In Australia, the small Gippsland town of Buchan turned to crowd-funding to rebuild its historic hotel after a fire destroyed it in 2014. And, in Germany, a car owner who totalled his Ferrari 458 Italia launched the “Dead Ferrari” campaign in an attempt to entice strangers to bankroll its €210,000 repair – an “opportunity” which provoked as much derision as praise.
Yet there are limits. Zack Danger Brown, an Ohio man who jokingly launched a Kickerstarter campaign in 2014 for US$10 to make a potato salad, came away with US$55,492 after 6911 people backed his crazy plan. Even so, Kickstarter refused to host his next campaign aimed at grinding a jet ski into powder so he could send it to his donors. Undeterred, he announced he would take the scheme to a rival site.
Crowdfunding is also now moving into areas once the territory of governments, banks and investment professionals.
In August 2014, a Sydney scientist, Ben McNeil, founded thinkable.org, a website linking researchers with people who want to fund innovation.
After 17 years of researching oceans and climate change in the US and Australia, McNeil believed there must be a better way to fund the more speculative ideas that traditional sources of funds often shied away from but which just might change the world.
In its first 11 months, Thinkable raised $70,000 via prizes, competitions and direct public donations. “People are really fascinated with science,” he says. “We’re excited about connecting the world with the scientists themselves.”
In Australia crowdfunding itself is facing a transformation. Federal government plans to change current regulations so start-ups can offer shares via crowdfunding platforms, will bring it in line with places like the UK and New Zealand, and potentially release a vast stream of funding to innovative new businesses.
At the same time, investing in unproven, start-up businesses could leave many funders disappointed. In other words, buyer beware. US entrepreneurship specialist Cameron Kushman warns that when it comes to speculative ideas, “You might lose your shirt.” The most important thing to understand about crowdfunding, he wrote on forbes.com, “is that it is very risky, and you could, very easily, lose your entire investment.”

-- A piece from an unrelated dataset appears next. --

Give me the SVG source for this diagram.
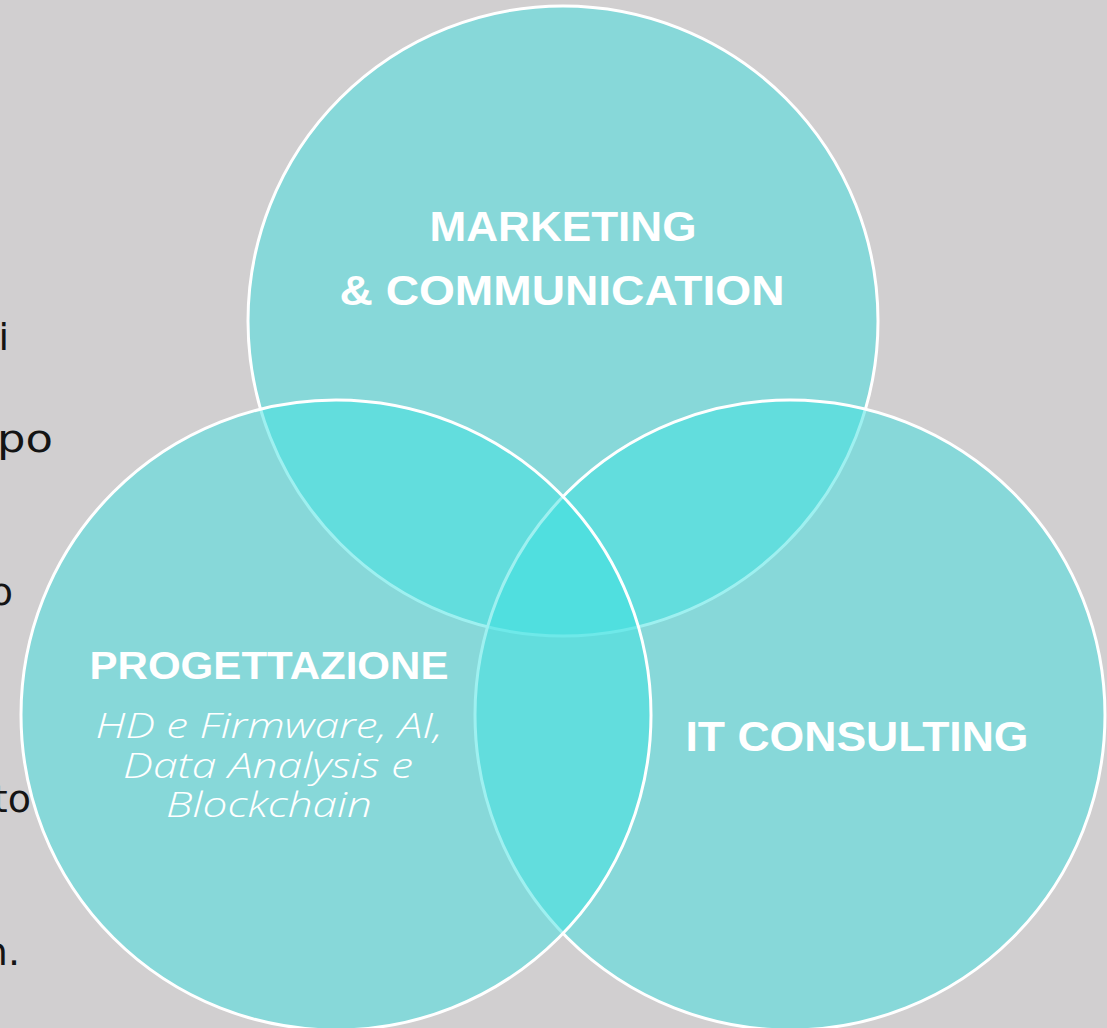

As crowdfunding has spread, so has its dark side. Criminals have attempted to use some platforms for money laundering and in June the US’s Federal Trade Commission targeted organisers of a crowdfunding campaign for the first time after a proposed board game, raised US$122,874 and failed to deliver.
A company that has been cited as a classic example of the risks is Kreyos, which raised over $1.5 million in 2013 to fund the production of a waterproof smartwatch with voice and gesture control. A year later, a few customers received a watch – which was nothing like the prototypes. But many others didn’t receive a single thing. Kreyos closed down at the end of last year.
But despite the risks, according to crowdfunding and digital strategist Anna Maguire, author of Crowdfund It!: “It is going to grow, grow, grow.”
In the last few years it has gone from being an oddity to a fully recognised form of funding, she says. “Like all booms there will be a correction. [But] it’s not a novelty, it’s not a gimmick and it’s not going away.”
When the night finally arrived to see The Dapto Chaser, my ticket was waiting for me at the theatre door. My name was printed boldly on the play’s programme along with another 91 crowdfunding supporters, and I could sense a rather special buzz in the air.
The play itself lived up to its hype. It proved to be fast, funny and poignant, and there was something special, in that warm fuzzy way, about knowing I had helped directly to make it happen. As the audience left the theatre, Dino Dimitriadis and the playwright personally thanked us for the support.
Crowdfunding may be a gamble but pick your project carefully and its bonuses can go far beyond the monetary. What my dalliance with it showed me was that, like the best things in life, it’s personal – and that makes potential rewards all the greater. Learning that felt like $40 well spent.